Your task - Output the material beneath this task exactly, images excluded.

Data provided -
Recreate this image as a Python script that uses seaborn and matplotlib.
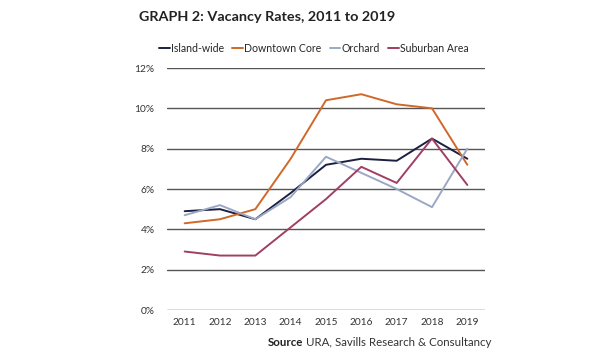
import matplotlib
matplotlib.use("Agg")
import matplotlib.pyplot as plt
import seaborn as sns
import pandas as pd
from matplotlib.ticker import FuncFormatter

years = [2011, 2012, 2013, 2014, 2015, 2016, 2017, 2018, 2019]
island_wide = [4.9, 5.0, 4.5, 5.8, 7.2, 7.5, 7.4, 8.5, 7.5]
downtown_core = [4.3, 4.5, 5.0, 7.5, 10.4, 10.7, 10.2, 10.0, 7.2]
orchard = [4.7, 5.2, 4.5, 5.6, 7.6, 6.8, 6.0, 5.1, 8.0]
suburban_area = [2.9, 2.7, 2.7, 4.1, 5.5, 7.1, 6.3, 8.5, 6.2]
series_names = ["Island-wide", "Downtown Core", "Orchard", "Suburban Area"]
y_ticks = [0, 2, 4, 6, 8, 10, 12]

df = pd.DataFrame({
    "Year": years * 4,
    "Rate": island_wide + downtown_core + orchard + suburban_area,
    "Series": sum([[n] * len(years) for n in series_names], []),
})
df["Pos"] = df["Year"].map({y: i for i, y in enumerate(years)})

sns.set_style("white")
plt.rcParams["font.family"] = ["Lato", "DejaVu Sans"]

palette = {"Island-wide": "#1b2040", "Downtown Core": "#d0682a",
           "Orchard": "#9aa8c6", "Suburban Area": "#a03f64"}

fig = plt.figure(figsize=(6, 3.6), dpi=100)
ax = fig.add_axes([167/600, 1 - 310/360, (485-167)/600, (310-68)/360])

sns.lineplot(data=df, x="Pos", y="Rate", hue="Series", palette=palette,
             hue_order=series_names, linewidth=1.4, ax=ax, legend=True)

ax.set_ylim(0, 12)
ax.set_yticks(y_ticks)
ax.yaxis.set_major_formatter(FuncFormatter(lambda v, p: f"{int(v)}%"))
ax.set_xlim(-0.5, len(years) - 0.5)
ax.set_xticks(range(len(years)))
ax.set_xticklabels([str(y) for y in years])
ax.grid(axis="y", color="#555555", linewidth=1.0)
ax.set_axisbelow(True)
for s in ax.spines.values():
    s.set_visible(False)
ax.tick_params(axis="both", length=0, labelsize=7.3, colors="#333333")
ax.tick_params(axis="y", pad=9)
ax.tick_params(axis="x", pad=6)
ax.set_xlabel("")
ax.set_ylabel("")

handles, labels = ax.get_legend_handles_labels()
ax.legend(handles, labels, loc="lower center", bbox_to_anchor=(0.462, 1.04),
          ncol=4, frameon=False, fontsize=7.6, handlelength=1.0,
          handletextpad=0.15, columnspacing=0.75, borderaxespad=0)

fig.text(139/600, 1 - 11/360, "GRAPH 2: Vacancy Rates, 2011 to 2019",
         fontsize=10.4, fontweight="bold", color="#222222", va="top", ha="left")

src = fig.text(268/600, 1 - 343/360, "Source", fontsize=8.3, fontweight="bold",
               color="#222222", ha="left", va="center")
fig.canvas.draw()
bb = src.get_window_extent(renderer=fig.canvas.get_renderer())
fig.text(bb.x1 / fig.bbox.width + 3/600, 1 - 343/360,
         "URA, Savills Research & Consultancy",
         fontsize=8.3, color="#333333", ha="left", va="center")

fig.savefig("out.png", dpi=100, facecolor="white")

Full output -
Recreate this image as a Python script that uses seaborn and matplotlib.
import matplotlib
matplotlib.use("Agg")
import matplotlib.pyplot as plt
import seaborn as sns
import pandas as pd
from matplotlib.ticker import FuncFormatter

years = [2011, 2012, 2013, 2014, 2015, 2016, 2017, 2018, 2019]
island_wide = [4.9, 5.0, 4.5, 5.8, 7.2, 7.5, 7.4, 8.5, 7.5]
downtown_core = [4.3, 4.5, 5.0, 7.5, 10.4, 10.7, 10.2, 10.0, 7.2]
orchard = [4.7, 5.2, 4.5, 5.6, 7.6, 6.8, 6.0, 5.1, 8.0]
suburban_area = [2.9, 2.7, 2.7, 4.1, 5.5, 7.1, 6.3, 8.5, 6.2]
series_names = ["Island-wide", "Downtown Core", "Orchard", "Suburban Area"]
y_ticks = [0, 2, 4, 6, 8, 10, 12]

df = pd.DataFrame({
    "Year": years * 4,
    "Rate": island_wide + downtown_core + orchard + suburban_area,
    "Series": sum([[n] * len(years) for n in series_names], []),
})
df["Pos"] = df["Year"].map({y: i for i, y in enumerate(years)})

sns.set_style("white")
plt.rcParams["font.family"] = ["Lato", "DejaVu Sans"]

palette = {"Island-wide": "#1b2040", "Downtown Core": "#d0682a",
           "Orchard": "#9aa8c6", "Suburban Area": "#a03f64"}

fig = plt.figure(figsize=(6, 3.6), dpi=100)
ax = fig.add_axes([167/600, 1 - 310/360, (485-167)/600, (310-68)/360])

sns.lineplot(data=df, x="Pos", y="Rate", hue="Series", palette=palette,
             hue_order=series_names, linewidth=1.4, ax=ax, legend=True)

ax.set_ylim(0, 12)
ax.set_yticks(y_ticks)
ax.yaxis.set_major_formatter(FuncFormatter(lambda v, p: f"{int(v)}%"))
ax.set_xlim(-0.5, len(years) - 0.5)
ax.set_xticks(range(len(years)))
ax.set_xticklabels([str(y) for y in years])
ax.grid(axis="y", color="#555555", linewidth=1.0)
ax.set_axisbelow(True)
for s in ax.spines.values():
    s.set_visible(False)
ax.tick_params(axis="both", length=0, labelsize=7.3, colors="#333333")
ax.tick_params(axis="y", pad=9)
ax.tick_params(axis="x", pad=6)
ax.set_xlabel("")
ax.set_ylabel("")

handles, labels = ax.get_legend_handles_labels()
ax.legend(handles, labels, loc="lower center", bbox_to_anchor=(0.462, 1.04),
          ncol=4, frameon=False, fontsize=7.6, handlelength=1.0,
          handletextpad=0.15, columnspacing=0.75, borderaxespad=0)

fig.text(139/600, 1 - 11/360, "GRAPH 2: Vacancy Rates, 2011 to 2019",
         fontsize=10.4, fontweight="bold", color="#222222", va="top", ha="left")

src = fig.text(268/600, 1 - 343/360, "Source", fontsize=8.3, fontweight="bold",
               color="#222222", ha="left", va="center")
fig.canvas.draw()
bb = src.get_window_extent(renderer=fig.canvas.get_renderer())
fig.text(bb.x1 / fig.bbox.width + 3/600, 1 - 343/360,
         "URA, Savills Research & Consultancy",
         fontsize=8.3, color="#333333", ha="left", va="center")

fig.savefig("out.png", dpi=100, facecolor="white")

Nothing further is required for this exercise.